begin
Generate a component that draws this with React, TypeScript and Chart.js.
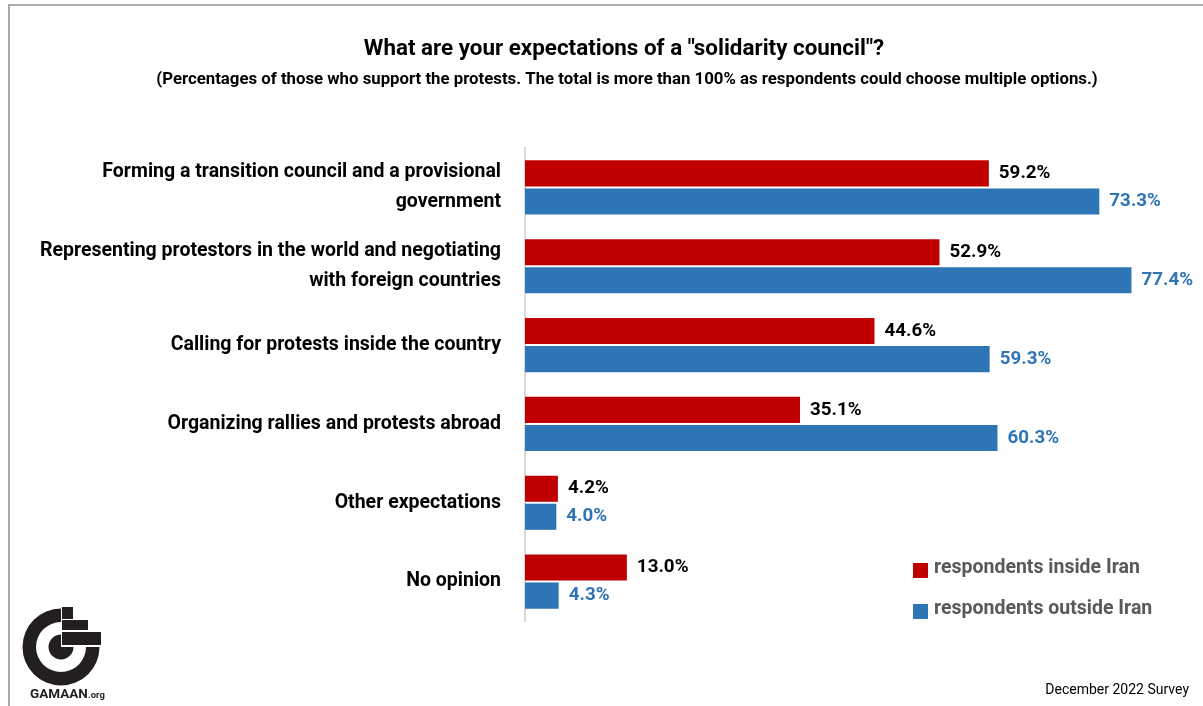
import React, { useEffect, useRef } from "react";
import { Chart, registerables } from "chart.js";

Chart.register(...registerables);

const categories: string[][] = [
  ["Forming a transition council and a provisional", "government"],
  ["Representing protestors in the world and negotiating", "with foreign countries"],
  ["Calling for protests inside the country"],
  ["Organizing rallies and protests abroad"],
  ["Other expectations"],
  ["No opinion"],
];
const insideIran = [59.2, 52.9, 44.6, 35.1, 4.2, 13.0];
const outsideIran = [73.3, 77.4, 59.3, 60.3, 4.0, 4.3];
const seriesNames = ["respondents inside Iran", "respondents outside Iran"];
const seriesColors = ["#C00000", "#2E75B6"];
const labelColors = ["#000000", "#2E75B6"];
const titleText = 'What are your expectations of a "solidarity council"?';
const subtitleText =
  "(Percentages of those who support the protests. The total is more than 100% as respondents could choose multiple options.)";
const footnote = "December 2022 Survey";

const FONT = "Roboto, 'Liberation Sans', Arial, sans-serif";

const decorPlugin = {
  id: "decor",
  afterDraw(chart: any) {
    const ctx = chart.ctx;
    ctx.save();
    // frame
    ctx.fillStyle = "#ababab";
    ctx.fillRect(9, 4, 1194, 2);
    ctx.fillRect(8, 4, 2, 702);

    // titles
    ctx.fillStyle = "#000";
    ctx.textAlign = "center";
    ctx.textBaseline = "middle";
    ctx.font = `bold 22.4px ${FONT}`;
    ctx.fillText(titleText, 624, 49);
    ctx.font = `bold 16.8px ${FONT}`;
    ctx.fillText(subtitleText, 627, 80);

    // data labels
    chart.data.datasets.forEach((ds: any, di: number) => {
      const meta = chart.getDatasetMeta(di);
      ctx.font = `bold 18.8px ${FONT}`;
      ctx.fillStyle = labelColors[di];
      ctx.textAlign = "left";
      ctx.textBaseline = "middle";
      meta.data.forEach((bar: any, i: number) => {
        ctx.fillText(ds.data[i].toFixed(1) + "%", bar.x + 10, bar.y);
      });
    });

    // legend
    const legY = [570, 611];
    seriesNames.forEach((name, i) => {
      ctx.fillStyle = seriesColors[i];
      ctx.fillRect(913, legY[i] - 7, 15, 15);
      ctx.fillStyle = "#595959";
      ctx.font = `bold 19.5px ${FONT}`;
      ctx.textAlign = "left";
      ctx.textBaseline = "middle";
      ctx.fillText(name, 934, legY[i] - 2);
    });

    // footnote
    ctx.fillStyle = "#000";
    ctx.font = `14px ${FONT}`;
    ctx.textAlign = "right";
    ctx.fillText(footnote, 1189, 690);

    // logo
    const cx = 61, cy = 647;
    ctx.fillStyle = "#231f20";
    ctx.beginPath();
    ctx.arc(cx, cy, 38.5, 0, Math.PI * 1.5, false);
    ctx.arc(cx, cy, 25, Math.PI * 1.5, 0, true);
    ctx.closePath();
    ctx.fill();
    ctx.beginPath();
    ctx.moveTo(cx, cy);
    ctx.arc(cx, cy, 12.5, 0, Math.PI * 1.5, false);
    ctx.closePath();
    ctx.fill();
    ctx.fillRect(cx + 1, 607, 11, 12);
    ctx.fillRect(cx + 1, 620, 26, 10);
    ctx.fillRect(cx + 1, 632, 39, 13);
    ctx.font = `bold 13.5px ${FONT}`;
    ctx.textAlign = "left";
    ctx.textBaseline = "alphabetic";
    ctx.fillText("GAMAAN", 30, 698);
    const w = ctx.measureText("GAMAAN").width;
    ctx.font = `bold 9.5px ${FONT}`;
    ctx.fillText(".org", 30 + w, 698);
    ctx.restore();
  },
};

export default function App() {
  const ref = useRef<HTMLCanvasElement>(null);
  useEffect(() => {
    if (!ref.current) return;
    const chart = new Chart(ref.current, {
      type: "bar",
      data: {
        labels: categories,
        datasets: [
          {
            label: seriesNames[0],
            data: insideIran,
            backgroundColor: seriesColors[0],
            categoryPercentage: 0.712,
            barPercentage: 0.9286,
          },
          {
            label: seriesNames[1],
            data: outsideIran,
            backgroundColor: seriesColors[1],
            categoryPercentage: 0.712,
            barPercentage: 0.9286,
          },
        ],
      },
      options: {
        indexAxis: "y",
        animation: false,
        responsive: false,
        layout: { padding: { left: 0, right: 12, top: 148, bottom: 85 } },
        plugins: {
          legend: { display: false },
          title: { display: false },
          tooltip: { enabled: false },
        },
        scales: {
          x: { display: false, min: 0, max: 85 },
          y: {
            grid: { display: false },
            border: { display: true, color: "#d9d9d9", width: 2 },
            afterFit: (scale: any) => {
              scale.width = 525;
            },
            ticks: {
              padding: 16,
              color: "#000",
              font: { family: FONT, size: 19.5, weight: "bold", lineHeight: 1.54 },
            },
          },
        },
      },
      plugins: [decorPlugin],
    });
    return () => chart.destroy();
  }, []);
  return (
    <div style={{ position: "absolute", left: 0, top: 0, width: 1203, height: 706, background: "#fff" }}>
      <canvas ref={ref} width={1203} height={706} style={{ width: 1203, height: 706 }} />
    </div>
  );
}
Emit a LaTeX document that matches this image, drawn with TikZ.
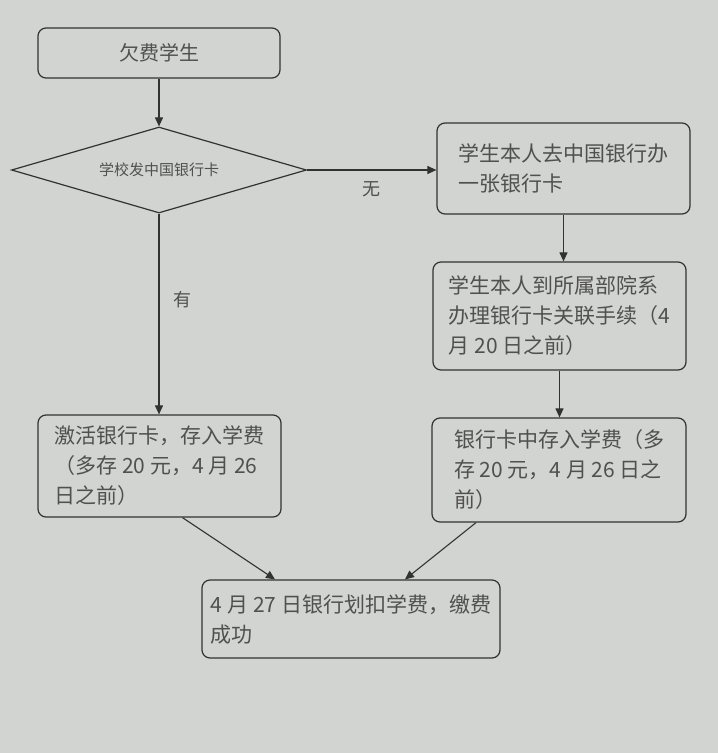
end
Work instructions: Take the records above from their first line through the line with "Chart.register(...registerables);" and set those lines down word for word, minus the pictures.

Written response:
Generate a component that draws this with React, TypeScript and Chart.js.
import React, { useEffect, useRef } from "react";
import { Chart, registerables } from "chart.js";

Chart.register(...registerables);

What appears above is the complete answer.